Print, word for word, the opening line of the data below and every line after it through the line that contains "fig.patch.set_facecolor('black')", but not the pictures.

━━━ Data provided

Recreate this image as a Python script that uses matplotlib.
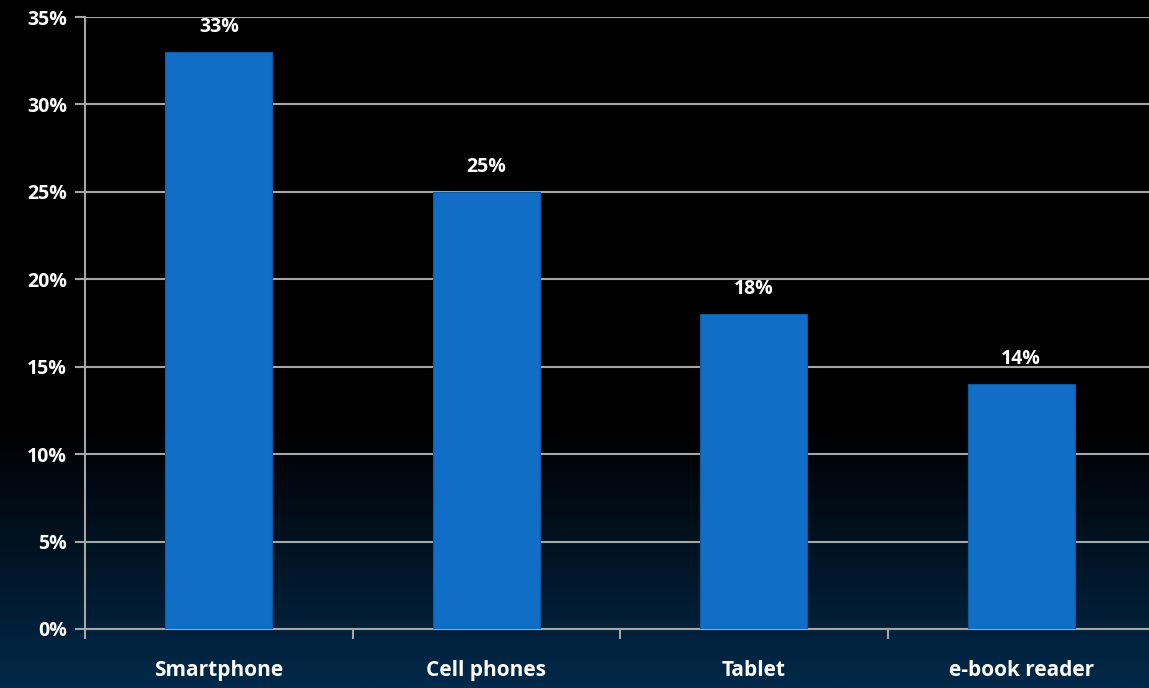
import numpy as np
import matplotlib
matplotlib.use("Agg")
import matplotlib.pyplot as plt
from matplotlib.colors import LinearSegmentedColormap

categories = ["Smartphone", "Cell phones", "Tablet", "e-book reader"]
values = [33, 25, 18, 14]
yticks = [0, 5, 10, 15, 20, 25, 30, 35]

plt.rcParams['font.family'] = ['Open Sans', 'DejaVu Sans']

fig = plt.figure(figsize=(11.49, 6.88), dpi=100)
fig.patch.set_facecolor('black')

# background gradient
bg = fig.add_axes([0, 0, 1, 1], zorder=0)
cmap = LinearSegmentedColormap.from_list('bg', [(0, '#000000'), (0.62, '#000000'), (1.0, '#02294a')])
grad = np.linspace(0, 1, 512).reshape(-1, 1)
bg.imshow(grad, aspect='auto', cmap=cmap, extent=[0, 1, 1, 0])
bg.axis('off')

ax = fig.add_axes([85/1149, 1-629/688, 1070/1149, (629-17)/688], zorder=1)
ax.patch.set_alpha(0)
x = np.arange(len(categories))
bars = ax.bar(x, values, width=0.4, color='#106ec6', edgecolor='#0d5aa0', linewidth=0.8, zorder=3)
ax.set_xlim(-0.5, 3.5)
ax.set_ylim(0, 35)
ax.set_yticks(yticks)
ax.set_yticklabels([f"{v}%" for v in yticks], fontsize=14, fontweight='bold', color='white')
ax.yaxis.grid(True, color='#a6a6a6', linewidth=1.5, zorder=1)
ax.set_axisbelow(True)

ax.set_xticks(x)
ax.set_xticklabels(categories, fontsize=15, fontweight='bold', color='white')
ax.set_xticks(np.arange(-0.5, 3.5, 1.0), minor=True)
ax.tick_params(axis='x', which='major', length=0, pad=22)
ax.tick_params(axis='x', which='minor', length=7, width=1.5, color='#a6a6a6', direction='out')
ax.tick_params(axis='y', length=7, width=1.5, color='#a6a6a6', pad=6)

for s in ['top', 'right']:
    ax.spines[s].set_visible(False)
ax.spines['left'].set_color('#a6a6a6')
ax.spines['left'].set_linewidth(1.5)
ax.spines['bottom'].set_color('#a6a6a6')
ax.spines['bottom'].set_linewidth(1.5)

for xi, v in zip(x, values):
    ax.annotate(f"{v}%", (xi, v), xytext=(0, 11), textcoords='offset points',
                ha='center', va='bottom', fontsize=14, fontweight='bold', color='white')

fig.savefig('out.png', dpi=100, facecolor=fig.get_facecolor())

━━━━━━

> [Response to the task]
Recreate this image as a Python script that uses matplotlib.
import numpy as np
import matplotlib
matplotlib.use("Agg")
import matplotlib.pyplot as plt
from matplotlib.colors import LinearSegmentedColormap

categories = ["Smartphone", "Cell phones", "Tablet", "e-book reader"]
values = [33, 25, 18, 14]
yticks = [0, 5, 10, 15, 20, 25, 30, 35]

plt.rcParams['font.family'] = ['Open Sans', 'DejaVu Sans']

fig = plt.figure(figsize=(11.49, 6.88), dpi=100)
fig.patch.set_facecolor('black')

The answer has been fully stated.